Endpoints›Chat completions

Chat completions

Send a list of messages, get back a model-generated reply. The /v1/chat/completions endpoint is the primary way to use any of the 9 catalog LLMs through tokmux.

POSThttps://api.tokmux.dev/v1/chat/completions

Virtual Keys

A Virtual Key (prefix sk_app_) is the credential customers use to call any model in the tokmux catalog. One key, every provider, governed by your project's budget and allowlist.

Each Virtual Key:

Is scoped to a per-model allowlist — a key can target a single model or any subset across capabilities (LLM chat, TTS, STT, image, video, search). Minimum one model per capability the key covers.
Carries a monthly Credits cap and a customer-side rate limit.
Is created and revoked from the Virtual Keys page in the dashboard.
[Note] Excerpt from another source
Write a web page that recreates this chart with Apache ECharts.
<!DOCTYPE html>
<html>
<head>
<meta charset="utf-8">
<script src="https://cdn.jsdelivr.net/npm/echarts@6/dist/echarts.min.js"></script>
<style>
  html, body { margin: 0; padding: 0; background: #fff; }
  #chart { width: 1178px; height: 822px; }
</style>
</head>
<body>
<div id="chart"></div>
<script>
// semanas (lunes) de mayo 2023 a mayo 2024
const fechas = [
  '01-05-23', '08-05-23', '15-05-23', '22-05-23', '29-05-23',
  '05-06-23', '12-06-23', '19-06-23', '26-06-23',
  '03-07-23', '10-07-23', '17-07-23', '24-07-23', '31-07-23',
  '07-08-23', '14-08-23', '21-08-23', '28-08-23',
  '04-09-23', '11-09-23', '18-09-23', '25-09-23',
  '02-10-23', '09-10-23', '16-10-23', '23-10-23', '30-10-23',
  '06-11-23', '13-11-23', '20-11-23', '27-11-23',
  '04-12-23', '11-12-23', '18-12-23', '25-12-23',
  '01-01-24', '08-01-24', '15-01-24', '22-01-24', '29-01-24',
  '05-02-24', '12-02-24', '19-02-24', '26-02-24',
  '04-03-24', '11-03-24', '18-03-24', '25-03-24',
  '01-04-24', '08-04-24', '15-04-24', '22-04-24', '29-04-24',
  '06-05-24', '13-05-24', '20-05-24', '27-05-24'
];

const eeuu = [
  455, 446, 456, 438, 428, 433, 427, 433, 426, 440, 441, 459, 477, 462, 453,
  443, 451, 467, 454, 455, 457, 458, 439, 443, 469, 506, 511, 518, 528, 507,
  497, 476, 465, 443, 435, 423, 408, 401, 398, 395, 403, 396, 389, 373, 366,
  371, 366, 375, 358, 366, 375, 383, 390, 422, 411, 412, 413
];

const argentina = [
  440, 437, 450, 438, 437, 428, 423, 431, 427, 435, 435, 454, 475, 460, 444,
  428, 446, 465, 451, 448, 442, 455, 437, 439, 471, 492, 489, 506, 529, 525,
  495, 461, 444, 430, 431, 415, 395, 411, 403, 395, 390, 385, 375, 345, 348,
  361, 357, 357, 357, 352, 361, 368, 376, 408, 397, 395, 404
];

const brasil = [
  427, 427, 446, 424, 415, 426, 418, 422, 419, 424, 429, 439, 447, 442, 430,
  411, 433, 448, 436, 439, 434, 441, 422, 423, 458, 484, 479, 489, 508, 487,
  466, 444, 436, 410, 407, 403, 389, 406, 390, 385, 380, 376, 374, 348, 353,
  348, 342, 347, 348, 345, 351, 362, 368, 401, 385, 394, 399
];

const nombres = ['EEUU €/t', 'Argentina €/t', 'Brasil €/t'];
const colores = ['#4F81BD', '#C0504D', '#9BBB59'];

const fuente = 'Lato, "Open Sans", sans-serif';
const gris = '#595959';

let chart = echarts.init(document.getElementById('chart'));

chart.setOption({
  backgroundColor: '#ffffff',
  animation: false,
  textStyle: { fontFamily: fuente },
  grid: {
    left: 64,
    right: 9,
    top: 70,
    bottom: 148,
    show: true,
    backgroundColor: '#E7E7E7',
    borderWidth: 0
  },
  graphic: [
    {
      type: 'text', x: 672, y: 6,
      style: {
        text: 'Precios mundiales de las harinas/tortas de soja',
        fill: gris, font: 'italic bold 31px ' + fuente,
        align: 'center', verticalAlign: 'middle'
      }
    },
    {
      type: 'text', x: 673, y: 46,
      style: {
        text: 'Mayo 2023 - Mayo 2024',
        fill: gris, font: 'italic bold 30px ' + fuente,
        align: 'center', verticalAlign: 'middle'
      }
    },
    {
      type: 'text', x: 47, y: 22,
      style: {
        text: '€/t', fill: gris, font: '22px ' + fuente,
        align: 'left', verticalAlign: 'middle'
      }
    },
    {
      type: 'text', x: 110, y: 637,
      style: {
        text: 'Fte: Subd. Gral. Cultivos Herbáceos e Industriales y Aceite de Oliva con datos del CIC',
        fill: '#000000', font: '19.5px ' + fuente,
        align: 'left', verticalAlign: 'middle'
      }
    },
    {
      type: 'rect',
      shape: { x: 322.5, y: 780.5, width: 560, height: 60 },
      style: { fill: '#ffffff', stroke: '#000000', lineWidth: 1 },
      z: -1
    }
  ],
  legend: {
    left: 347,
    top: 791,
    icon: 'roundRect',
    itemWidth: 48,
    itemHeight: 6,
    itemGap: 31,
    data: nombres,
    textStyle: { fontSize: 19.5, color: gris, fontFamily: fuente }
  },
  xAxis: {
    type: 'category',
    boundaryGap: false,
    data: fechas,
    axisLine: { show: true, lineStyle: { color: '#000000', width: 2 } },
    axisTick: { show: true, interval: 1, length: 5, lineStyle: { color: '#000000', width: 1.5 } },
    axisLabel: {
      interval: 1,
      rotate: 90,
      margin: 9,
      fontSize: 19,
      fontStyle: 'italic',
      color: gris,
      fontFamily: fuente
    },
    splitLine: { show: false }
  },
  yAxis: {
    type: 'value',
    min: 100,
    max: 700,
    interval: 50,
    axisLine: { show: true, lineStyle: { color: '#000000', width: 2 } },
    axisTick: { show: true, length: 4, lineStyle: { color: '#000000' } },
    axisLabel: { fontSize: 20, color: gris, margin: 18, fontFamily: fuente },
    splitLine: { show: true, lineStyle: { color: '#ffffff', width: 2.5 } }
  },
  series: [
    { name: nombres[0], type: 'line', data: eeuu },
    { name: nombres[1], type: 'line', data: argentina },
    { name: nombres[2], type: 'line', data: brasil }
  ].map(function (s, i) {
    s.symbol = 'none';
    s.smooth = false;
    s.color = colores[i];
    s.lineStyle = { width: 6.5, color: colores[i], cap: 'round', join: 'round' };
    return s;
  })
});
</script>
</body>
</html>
Management keys (prefix sk_management_) are a separate concept. An organization has exactly one management key, used for catalog listing and Virtual Key administration; it cannot make inference requests. The two key types are independent — a Virtual Key authenticates inference, a management key authenticates dashboard / API administration.

Schema compatibility

tokmux is drop-in compatible with OpenAI and Anthropic API schemas. Point your existing client at the tokmux base URL, replace the provider key with a Virtual Key, ship.

Schema	Endpoint
OpenAI-compatible	POST /v1/chat/completions
Anthropic-compatible	POST /v1/messages

The same Virtual Key works against both schemas — pick whichever your client already targets.

Authentication

Pass your Virtual Key in the Authorization header.
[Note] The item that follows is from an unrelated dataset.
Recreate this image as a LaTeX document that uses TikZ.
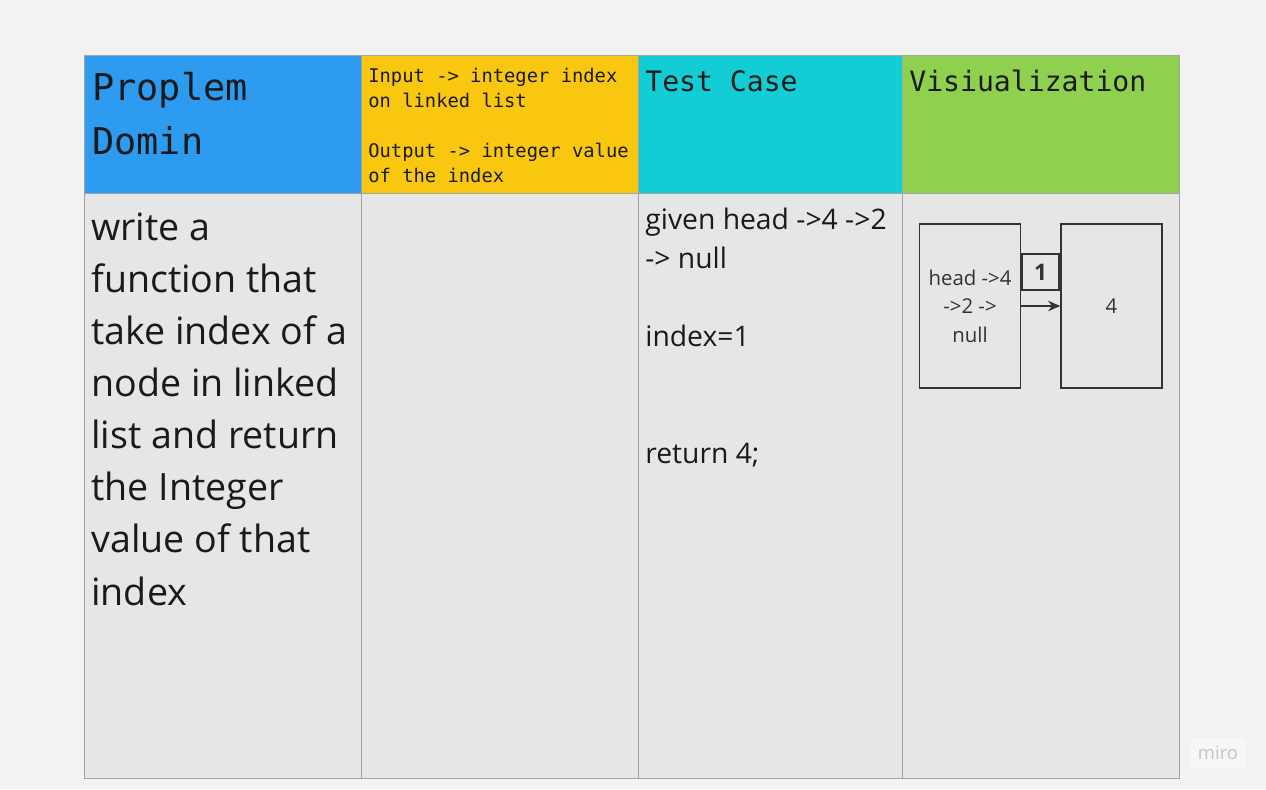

Authorization: Bearer sk_app_XnkP9f...

A 403 with scope_denied means the Virtual Key isn't allowlisted for this model.

Request body

Field	Type	Description
modelrequired	string	Slug from the catalog. Example openai/gpt-5-4, anthropic/claude-sonnet-4-6, fireworks-ai/fireworks-deepseek-v4-pro.
messagesrequired	array	Conversation so far. Each item has role (system, user, assistant, tool) and content.
temperature	number	0–2. Default 1.0. Lower for deterministic, higher for creative.
max_tokens	integer	Cap on output. Defaults to model maximum minus input length.
stream	boolean	If true, response is server-sent events. Default false.
tools	array	Function-calling schemas. tokmux normalizes Anthropic and OpenAI tool calls — define once.
route	object	tokmux extension. Set { "fallback": ["openai/gpt-5-4"] } for automatic provider failover. Credential failover within a single model uses the per-app priority chain.
metadata	object	Up to 10 string-string pairs. Surfaces in audit log and analytics filters.

Example request

{
  "model": "anthropic/claude-sonnet-4-6",
  "messages": [{ "role": "system", "content": "You are a support engineer." },
    { "role": "user",   "content": "Why am I getting 429s on TTS?" }
  ],
  "temperature": 0.7,
  "max_tokens": 2048,
  "route": { "fallback": ["openai/gpt-5-4"] },
  "metadata": { "surface": "support-bot", "env": "prod" }
}

Response shape

{
  "id": "cmpl_01HX9...",
  "object": "chat.completion",
  "model": "anthropic/claude-sonnet-4-6",
  "choices": [{
    "index": 0,
    "message": { "role": "assistant", "content": "429s on TTS while under cap..." },
    "finish_reason": "stop"
  }],
  "usage": { "prompt_tokens": 218, "completion_tokens": 312, "total_tokens": 530 },
  "tokmux": {
    "route": "primary",
    "first_token_ms": 412,
    "credits": "0.01",
    "cached": false
  }
}

Errors

Status	Code	Meaning
401	invalid_api_key	Key is malformed or revoked. Check the Virtual Keys page.
403	scope_denied	Key is valid but not scoped to this capability.
429	rate_limited	RPM ceiling hit. Inspect x-tokmux-rate-limit-remaining.
402	insufficient_credits	Organization Credits balance is at or below zero. Top up to continue.
502	upstream_failed	Provider error. tokmux retried across the credential priority chain; if you see this, all credentials also failed.
503	budget_exhausted	Credits cap reached on this key. Top up or raise the cap.

One key, every model. tokmux normalizes the OpenAI chat schema across all 9 LLMs in the catalog — switch model and nothing else has to change in your code. The same key works for image gen, TTS, STT, and web search via separate /v1/* endpoints.